* _EXERCISE BRIEF_:
Look through the listing and locate every line containing the word "this"; copy those lines.

* _PROVIDED MATERIAL_:
______

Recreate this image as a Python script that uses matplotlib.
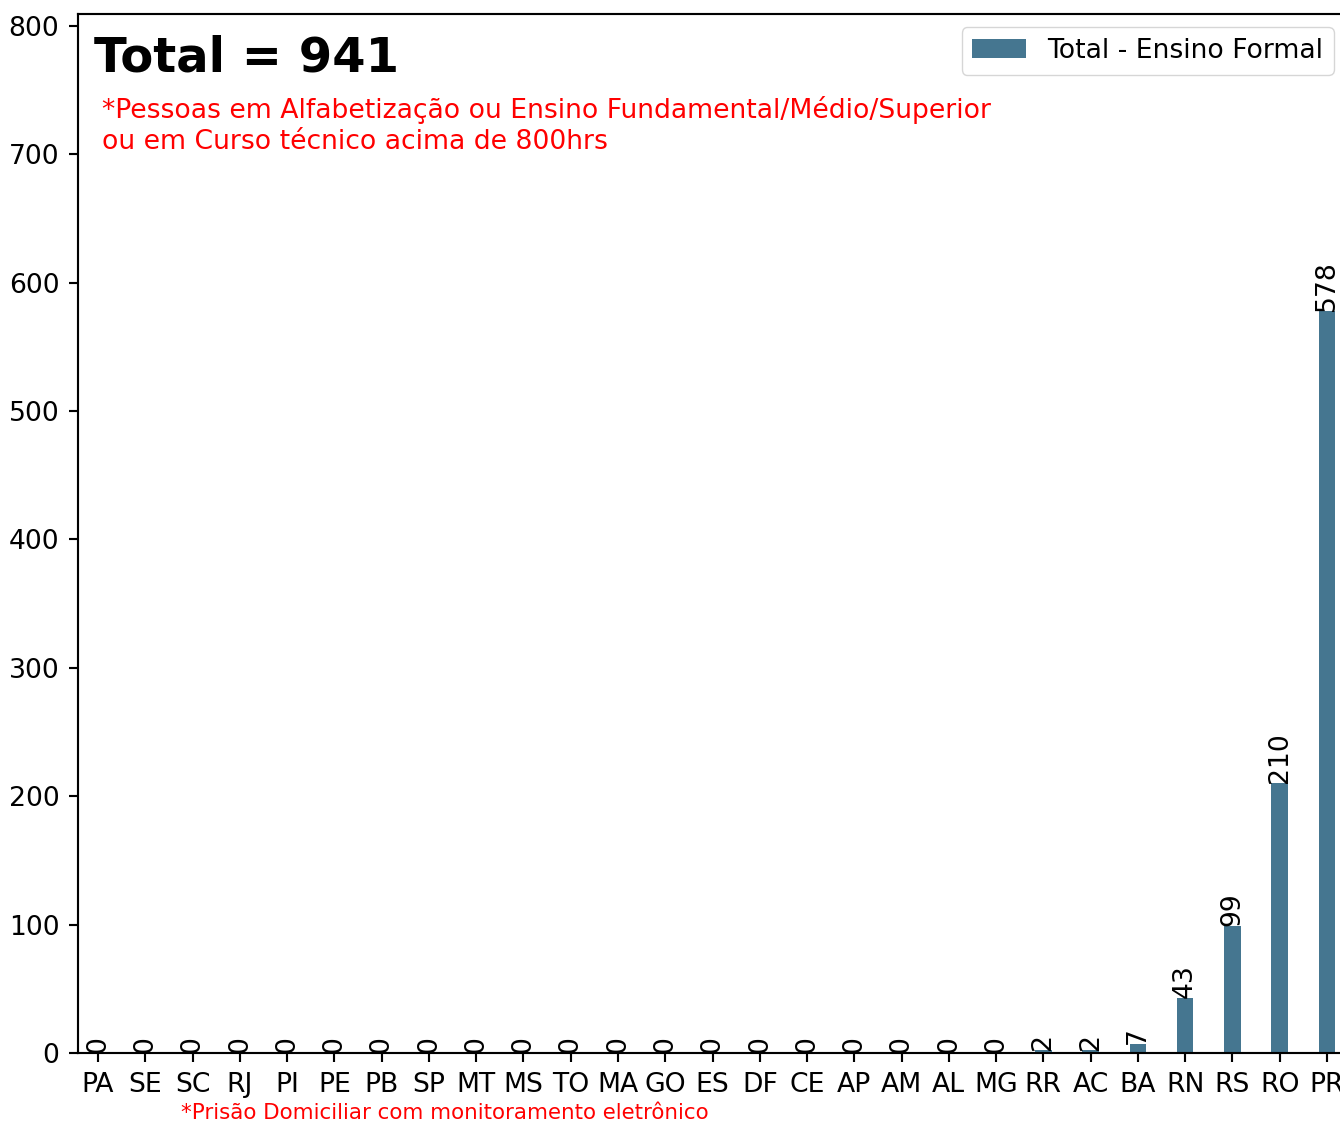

______

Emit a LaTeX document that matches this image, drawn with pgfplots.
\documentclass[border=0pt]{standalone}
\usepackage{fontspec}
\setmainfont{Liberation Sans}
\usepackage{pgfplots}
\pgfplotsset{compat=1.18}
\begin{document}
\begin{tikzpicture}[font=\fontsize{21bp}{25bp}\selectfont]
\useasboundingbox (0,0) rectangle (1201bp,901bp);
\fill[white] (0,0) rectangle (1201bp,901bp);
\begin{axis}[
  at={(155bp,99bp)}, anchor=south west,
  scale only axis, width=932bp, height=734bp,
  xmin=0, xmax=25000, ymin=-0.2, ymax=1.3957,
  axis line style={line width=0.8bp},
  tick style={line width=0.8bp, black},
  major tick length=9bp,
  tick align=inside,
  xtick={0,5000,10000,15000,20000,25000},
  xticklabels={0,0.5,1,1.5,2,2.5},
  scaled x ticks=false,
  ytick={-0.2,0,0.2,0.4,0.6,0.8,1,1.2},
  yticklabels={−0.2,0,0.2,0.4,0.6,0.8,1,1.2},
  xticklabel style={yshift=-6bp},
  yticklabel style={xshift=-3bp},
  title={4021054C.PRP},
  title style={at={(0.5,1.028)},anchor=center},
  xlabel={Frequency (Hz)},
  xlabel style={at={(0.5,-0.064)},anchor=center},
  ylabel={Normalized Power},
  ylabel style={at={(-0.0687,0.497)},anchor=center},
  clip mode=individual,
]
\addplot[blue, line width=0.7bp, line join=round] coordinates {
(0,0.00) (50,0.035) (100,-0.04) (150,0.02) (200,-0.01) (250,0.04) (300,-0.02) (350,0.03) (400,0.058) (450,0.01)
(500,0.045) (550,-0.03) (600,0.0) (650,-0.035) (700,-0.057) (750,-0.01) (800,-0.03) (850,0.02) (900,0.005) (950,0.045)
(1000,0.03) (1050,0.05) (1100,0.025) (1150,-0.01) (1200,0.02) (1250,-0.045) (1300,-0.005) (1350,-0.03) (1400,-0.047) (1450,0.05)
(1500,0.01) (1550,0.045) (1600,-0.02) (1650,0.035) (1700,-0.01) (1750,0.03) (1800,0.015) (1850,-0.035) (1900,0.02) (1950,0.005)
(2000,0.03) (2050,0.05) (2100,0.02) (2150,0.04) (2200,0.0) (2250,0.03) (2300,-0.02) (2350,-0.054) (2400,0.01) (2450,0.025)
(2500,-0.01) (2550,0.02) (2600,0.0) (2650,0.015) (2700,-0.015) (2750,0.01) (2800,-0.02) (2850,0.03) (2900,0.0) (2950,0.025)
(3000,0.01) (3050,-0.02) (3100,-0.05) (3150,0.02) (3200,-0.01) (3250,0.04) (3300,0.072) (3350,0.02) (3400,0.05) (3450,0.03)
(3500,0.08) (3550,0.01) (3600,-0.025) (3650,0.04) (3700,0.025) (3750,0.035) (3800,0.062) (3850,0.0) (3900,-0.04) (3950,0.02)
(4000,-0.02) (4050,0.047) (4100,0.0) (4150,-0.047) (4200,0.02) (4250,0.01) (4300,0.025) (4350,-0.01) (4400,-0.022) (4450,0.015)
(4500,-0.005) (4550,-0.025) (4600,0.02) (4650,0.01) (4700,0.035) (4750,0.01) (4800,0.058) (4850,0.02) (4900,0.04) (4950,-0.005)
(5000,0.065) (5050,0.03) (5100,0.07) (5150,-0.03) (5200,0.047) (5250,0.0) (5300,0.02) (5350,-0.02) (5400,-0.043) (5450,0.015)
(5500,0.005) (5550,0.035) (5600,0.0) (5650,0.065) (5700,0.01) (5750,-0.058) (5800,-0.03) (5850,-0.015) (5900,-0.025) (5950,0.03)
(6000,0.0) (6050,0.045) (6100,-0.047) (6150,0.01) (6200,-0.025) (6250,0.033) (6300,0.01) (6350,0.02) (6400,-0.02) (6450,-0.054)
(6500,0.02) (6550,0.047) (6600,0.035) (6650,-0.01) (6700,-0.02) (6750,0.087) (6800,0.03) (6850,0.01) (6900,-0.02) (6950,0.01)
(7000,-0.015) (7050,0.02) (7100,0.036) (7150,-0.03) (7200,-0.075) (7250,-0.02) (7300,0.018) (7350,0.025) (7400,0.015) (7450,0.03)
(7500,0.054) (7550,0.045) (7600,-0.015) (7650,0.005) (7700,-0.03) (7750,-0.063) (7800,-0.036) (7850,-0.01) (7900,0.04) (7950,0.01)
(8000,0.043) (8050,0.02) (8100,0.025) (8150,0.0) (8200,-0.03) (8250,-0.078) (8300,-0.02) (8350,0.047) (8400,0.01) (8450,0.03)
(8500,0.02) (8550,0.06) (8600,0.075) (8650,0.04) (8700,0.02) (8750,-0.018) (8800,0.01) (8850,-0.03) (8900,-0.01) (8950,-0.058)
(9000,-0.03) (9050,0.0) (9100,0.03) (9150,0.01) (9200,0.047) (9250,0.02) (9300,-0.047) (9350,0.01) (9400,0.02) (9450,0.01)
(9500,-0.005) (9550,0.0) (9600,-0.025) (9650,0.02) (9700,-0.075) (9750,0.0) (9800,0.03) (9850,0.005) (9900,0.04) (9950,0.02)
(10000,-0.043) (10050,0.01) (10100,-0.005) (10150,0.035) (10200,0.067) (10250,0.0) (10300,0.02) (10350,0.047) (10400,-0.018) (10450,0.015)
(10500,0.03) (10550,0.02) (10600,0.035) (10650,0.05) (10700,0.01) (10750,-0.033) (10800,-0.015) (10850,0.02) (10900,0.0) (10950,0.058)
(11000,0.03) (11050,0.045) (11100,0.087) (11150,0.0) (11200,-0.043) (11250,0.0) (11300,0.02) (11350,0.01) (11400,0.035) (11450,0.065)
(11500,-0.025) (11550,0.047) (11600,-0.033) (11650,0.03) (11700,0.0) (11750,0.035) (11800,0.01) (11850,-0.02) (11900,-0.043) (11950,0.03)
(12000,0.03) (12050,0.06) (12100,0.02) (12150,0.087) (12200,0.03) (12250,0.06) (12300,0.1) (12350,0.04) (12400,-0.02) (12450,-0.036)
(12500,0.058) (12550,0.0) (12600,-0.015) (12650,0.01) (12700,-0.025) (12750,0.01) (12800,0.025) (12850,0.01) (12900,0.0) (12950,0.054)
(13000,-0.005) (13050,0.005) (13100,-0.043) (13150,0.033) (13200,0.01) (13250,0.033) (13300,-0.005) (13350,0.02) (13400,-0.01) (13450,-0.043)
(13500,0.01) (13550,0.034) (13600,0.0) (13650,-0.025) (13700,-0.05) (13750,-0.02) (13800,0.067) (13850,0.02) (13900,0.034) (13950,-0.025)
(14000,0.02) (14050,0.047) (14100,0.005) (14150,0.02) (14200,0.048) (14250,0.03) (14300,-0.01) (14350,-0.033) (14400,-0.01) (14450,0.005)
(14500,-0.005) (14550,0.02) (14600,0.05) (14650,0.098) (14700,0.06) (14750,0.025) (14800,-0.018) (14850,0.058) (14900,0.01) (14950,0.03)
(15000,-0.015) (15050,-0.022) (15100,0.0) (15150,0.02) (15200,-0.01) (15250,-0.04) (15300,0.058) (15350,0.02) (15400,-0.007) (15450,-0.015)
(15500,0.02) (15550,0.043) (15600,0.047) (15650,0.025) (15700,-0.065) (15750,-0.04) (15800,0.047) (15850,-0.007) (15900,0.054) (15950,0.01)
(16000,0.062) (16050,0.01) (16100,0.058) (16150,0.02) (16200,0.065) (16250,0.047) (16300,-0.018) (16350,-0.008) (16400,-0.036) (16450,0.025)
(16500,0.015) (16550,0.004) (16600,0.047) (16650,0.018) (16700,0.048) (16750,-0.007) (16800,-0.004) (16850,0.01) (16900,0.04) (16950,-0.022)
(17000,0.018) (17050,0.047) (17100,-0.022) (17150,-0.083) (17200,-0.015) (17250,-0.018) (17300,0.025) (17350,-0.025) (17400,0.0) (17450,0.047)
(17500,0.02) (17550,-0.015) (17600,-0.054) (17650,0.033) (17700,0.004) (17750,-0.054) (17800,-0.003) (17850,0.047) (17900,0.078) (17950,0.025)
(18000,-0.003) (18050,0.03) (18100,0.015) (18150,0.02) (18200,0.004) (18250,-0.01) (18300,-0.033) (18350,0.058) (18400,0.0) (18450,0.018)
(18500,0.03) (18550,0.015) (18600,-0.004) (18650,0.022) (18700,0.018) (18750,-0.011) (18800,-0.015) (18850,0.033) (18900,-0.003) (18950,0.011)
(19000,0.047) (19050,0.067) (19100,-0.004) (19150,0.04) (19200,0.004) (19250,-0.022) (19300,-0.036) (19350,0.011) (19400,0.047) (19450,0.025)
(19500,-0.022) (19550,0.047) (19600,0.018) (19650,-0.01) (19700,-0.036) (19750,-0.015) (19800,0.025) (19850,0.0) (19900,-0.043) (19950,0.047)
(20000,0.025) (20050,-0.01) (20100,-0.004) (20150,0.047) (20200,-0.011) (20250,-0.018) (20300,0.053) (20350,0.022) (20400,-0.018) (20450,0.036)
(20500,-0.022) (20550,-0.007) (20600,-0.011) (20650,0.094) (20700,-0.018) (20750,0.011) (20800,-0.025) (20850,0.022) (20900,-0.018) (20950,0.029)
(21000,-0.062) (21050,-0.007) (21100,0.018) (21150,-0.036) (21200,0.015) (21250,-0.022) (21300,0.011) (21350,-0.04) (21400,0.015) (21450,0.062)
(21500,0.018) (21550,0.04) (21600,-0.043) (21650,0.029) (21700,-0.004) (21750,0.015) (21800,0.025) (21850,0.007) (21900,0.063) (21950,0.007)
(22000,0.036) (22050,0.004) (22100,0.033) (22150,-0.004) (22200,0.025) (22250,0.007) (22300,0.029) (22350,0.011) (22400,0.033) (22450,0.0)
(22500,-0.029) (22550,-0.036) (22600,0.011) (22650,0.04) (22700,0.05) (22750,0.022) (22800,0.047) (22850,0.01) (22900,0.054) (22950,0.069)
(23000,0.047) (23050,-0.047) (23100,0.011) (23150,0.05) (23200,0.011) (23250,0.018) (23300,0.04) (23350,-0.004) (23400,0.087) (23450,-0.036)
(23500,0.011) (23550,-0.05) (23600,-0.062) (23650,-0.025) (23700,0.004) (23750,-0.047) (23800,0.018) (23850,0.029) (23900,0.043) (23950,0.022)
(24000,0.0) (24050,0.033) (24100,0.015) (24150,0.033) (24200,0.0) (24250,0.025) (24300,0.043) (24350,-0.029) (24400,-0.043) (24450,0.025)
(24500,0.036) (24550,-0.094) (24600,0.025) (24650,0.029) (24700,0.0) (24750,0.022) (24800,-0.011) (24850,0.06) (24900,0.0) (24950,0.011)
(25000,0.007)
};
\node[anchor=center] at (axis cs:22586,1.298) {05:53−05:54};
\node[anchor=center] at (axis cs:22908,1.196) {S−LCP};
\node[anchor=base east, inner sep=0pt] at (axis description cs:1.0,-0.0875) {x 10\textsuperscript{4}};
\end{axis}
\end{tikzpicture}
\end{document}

______

* _REPLY TO THE EXERCISE_:
Recreate this image as a Python script that uses matplotlib.
Emit a LaTeX document that matches this image, drawn with pgfplots.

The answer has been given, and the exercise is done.